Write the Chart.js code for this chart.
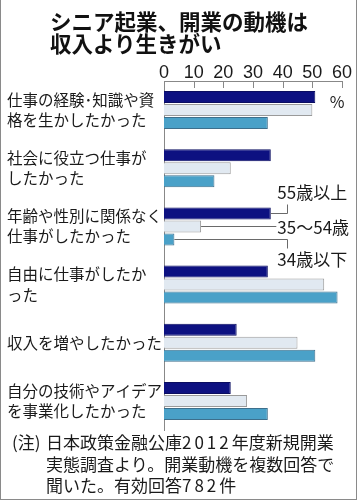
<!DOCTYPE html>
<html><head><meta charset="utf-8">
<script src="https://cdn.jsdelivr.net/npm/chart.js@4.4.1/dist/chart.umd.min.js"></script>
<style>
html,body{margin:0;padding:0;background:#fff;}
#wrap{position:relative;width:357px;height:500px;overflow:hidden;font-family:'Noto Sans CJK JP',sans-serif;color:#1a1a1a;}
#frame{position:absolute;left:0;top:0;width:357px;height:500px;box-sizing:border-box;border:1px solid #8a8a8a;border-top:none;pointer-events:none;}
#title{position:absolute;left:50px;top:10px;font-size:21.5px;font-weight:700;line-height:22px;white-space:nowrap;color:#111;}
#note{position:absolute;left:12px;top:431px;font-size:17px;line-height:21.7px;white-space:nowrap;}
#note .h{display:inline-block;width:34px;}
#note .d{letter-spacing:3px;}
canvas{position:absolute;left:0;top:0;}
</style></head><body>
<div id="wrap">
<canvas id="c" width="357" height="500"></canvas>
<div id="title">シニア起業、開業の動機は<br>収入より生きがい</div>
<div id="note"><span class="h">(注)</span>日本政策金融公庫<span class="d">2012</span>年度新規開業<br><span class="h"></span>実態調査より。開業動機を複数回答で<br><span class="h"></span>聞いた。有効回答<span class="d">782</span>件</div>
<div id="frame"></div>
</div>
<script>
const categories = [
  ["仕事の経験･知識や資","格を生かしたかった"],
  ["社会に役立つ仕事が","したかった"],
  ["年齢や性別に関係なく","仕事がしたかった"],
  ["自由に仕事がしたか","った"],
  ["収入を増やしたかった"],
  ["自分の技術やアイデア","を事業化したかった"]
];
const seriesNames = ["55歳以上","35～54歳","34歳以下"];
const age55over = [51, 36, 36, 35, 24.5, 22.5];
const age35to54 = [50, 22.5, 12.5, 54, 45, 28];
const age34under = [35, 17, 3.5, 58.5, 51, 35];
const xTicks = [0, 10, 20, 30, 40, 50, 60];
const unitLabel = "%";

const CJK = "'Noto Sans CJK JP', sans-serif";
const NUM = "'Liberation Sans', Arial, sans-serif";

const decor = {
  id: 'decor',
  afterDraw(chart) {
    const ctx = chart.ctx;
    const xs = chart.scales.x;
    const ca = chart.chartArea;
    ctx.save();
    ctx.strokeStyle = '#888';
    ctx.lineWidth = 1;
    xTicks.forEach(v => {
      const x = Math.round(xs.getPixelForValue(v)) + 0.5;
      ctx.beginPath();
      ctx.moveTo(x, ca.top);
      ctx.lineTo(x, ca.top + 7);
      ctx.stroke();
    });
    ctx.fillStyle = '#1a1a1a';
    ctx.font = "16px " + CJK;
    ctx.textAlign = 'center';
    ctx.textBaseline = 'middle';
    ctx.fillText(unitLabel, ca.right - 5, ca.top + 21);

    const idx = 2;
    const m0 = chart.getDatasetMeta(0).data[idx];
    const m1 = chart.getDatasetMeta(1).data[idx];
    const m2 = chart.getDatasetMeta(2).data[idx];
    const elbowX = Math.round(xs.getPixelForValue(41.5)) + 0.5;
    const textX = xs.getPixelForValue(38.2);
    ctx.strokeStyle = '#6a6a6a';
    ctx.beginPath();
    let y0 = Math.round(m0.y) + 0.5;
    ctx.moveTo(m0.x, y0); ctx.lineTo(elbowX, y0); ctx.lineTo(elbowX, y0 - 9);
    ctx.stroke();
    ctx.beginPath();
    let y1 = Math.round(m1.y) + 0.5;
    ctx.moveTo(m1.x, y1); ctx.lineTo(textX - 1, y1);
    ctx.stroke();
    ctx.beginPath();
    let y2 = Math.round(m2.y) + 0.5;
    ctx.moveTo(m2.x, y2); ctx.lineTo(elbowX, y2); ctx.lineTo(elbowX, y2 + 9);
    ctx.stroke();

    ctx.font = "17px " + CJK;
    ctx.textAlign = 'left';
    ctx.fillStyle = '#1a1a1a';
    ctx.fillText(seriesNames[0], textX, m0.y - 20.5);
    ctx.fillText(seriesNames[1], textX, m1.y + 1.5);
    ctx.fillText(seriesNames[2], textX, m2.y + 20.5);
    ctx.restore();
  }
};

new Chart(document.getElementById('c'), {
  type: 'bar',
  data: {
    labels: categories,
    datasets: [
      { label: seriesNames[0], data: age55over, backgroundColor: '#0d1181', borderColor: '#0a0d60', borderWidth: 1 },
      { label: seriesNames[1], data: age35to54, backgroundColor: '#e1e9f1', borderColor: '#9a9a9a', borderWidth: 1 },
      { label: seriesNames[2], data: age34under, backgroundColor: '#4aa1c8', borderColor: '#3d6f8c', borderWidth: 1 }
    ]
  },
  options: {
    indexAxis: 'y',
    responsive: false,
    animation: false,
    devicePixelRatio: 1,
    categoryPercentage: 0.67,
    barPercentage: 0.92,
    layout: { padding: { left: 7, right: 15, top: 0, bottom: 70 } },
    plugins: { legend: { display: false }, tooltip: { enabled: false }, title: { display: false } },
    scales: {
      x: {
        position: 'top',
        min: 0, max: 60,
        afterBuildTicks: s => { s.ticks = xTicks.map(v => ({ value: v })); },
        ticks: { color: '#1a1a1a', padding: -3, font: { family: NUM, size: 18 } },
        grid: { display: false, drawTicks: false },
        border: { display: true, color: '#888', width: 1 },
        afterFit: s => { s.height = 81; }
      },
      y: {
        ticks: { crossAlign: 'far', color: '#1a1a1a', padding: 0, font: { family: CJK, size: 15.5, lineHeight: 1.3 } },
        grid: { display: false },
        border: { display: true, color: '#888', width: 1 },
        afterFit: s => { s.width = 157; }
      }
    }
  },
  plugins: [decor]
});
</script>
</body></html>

• [THE REQUEST]: Write out the data precisely as given, excluding the pictures.

• [ANSWER FOR THE TASK]:
Write the Chart.js code for this chart.
<!DOCTYPE html>
<html><head><meta charset="utf-8">
<script src="https://cdn.jsdelivr.net/npm/chart.js@4.4.1/dist/chart.umd.min.js"></script>
<style>
html,body{margin:0;padding:0;background:#fff;}
#wrap{position:relative;width:357px;height:500px;overflow:hidden;font-family:'Noto Sans CJK JP',sans-serif;color:#1a1a1a;}
#frame{position:absolute;left:0;top:0;width:357px;height:500px;box-sizing:border-box;border:1px solid #8a8a8a;border-top:none;pointer-events:none;}
#title{position:absolute;left:50px;top:10px;font-size:21.5px;font-weight:700;line-height:22px;white-space:nowrap;color:#111;}
#note{position:absolute;left:12px;top:431px;font-size:17px;line-height:21.7px;white-space:nowrap;}
#note .h{display:inline-block;width:34px;}
#note .d{letter-spacing:3px;}
canvas{position:absolute;left:0;top:0;}
</style></head><body>
<div id="wrap">
<canvas id="c" width="357" height="500"></canvas>
<div id="title">シニア起業、開業の動機は<br>収入より生きがい</div>
<div id="note"><span class="h">(注)</span>日本政策金融公庫<span class="d">2012</span>年度新規開業<br><span class="h"></span>実態調査より。開業動機を複数回答で<br><span class="h"></span>聞いた。有効回答<span class="d">782</span>件</div>
<div id="frame"></div>
</div>
<script>
const categories = [
  ["仕事の経験･知識や資","格を生かしたかった"],
  ["社会に役立つ仕事が","したかった"],
  ["年齢や性別に関係なく","仕事がしたかった"],
  ["自由に仕事がしたか","った"],
  ["収入を増やしたかった"],
  ["自分の技術やアイデア","を事業化したかった"]
];
const seriesNames = ["55歳以上","35～54歳","34歳以下"];
const age55over = [51, 36, 36, 35, 24.5, 22.5];
const age35to54 = [50, 22.5, 12.5, 54, 45, 28];
const age34under = [35, 17, 3.5, 58.5, 51, 35];
const xTicks = [0, 10, 20, 30, 40, 50, 60];
const unitLabel = "%";

const CJK = "'Noto Sans CJK JP', sans-serif";
const NUM = "'Liberation Sans', Arial, sans-serif";

const decor = {
  id: 'decor',
  afterDraw(chart) {
    const ctx = chart.ctx;
    const xs = chart.scales.x;
    const ca = chart.chartArea;
    ctx.save();
    ctx.strokeStyle = '#888';
    ctx.lineWidth = 1;
    xTicks.forEach(v => {
      const x = Math.round(xs.getPixelForValue(v)) + 0.5;
      ctx.beginPath();
      ctx.moveTo(x, ca.top);
      ctx.lineTo(x, ca.top + 7);
      ctx.stroke();
    });
    ctx.fillStyle = '#1a1a1a';
    ctx.font = "16px " + CJK;
    ctx.textAlign = 'center';
    ctx.textBaseline = 'middle';
    ctx.fillText(unitLabel, ca.right - 5, ca.top + 21);

    const idx = 2;
    const m0 = chart.getDatasetMeta(0).data[idx];
    const m1 = chart.getDatasetMeta(1).data[idx];
    const m2 = chart.getDatasetMeta(2).data[idx];
    const elbowX = Math.round(xs.getPixelForValue(41.5)) + 0.5;
    const textX = xs.getPixelForValue(38.2);
    ctx.strokeStyle = '#6a6a6a';
    ctx.beginPath();
    let y0 = Math.round(m0.y) + 0.5;
    ctx.moveTo(m0.x, y0); ctx.lineTo(elbowX, y0); ctx.lineTo(elbowX, y0 - 9);
    ctx.stroke();
    ctx.beginPath();
    let y1 = Math.round(m1.y) + 0.5;
    ctx.moveTo(m1.x, y1); ctx.lineTo(textX - 1, y1);
    ctx.stroke();
    ctx.beginPath();
    let y2 = Math.round(m2.y) + 0.5;
    ctx.moveTo(m2.x, y2); ctx.lineTo(elbowX, y2); ctx.lineTo(elbowX, y2 + 9);
    ctx.stroke();

    ctx.font = "17px " + CJK;
    ctx.textAlign = 'left';
    ctx.fillStyle = '#1a1a1a';
    ctx.fillText(seriesNames[0], textX, m0.y - 20.5);
    ctx.fillText(seriesNames[1], textX, m1.y + 1.5);
    ctx.fillText(seriesNames[2], textX, m2.y + 20.5);
    ctx.restore();
  }
};

new Chart(document.getElementById('c'), {
  type: 'bar',
  data: {
    labels: categories,
    datasets: [
      { label: seriesNames[0], data: age55over, backgroundColor: '#0d1181', borderColor: '#0a0d60', borderWidth: 1 },
      { label: seriesNames[1], data: age35to54, backgroundColor: '#e1e9f1', borderColor: '#9a9a9a', borderWidth: 1 },
      { label: seriesNames[2], data: age34under, backgroundColor: '#4aa1c8', borderColor: '#3d6f8c', borderWidth: 1 }
    ]
  },
  options: {
    indexAxis: 'y',
    responsive: false,
    animation: false,
    devicePixelRatio: 1,
    categoryPercentage: 0.67,
    barPercentage: 0.92,
    layout: { padding: { left: 7, right: 15, top: 0, bottom: 70 } },
    plugins: { legend: { display: false }, tooltip: { enabled: false }, title: { display: false } },
    scales: {
      x: {
        position: 'top',
        min: 0, max: 60,
        afterBuildTicks: s => { s.ticks = xTicks.map(v => ({ value: v })); },
        ticks: { color: '#1a1a1a', padding: -3, font: { family: NUM, size: 18 } },
        grid: { display: false, drawTicks: false },
        border: { display: true, color: '#888', width: 1 },
        afterFit: s => { s.height = 81; }
      },
      y: {
        ticks: { crossAlign: 'far', color: '#1a1a1a', padding: 0, font: { family: CJK, size: 15.5, lineHeight: 1.3 } },
        grid: { display: false },
        border: { display: true, color: '#888', width: 1 },
        afterFit: s => { s.width = 157; }
      }
    }
  },
  plugins: [decor]
});
</script>
</body></html>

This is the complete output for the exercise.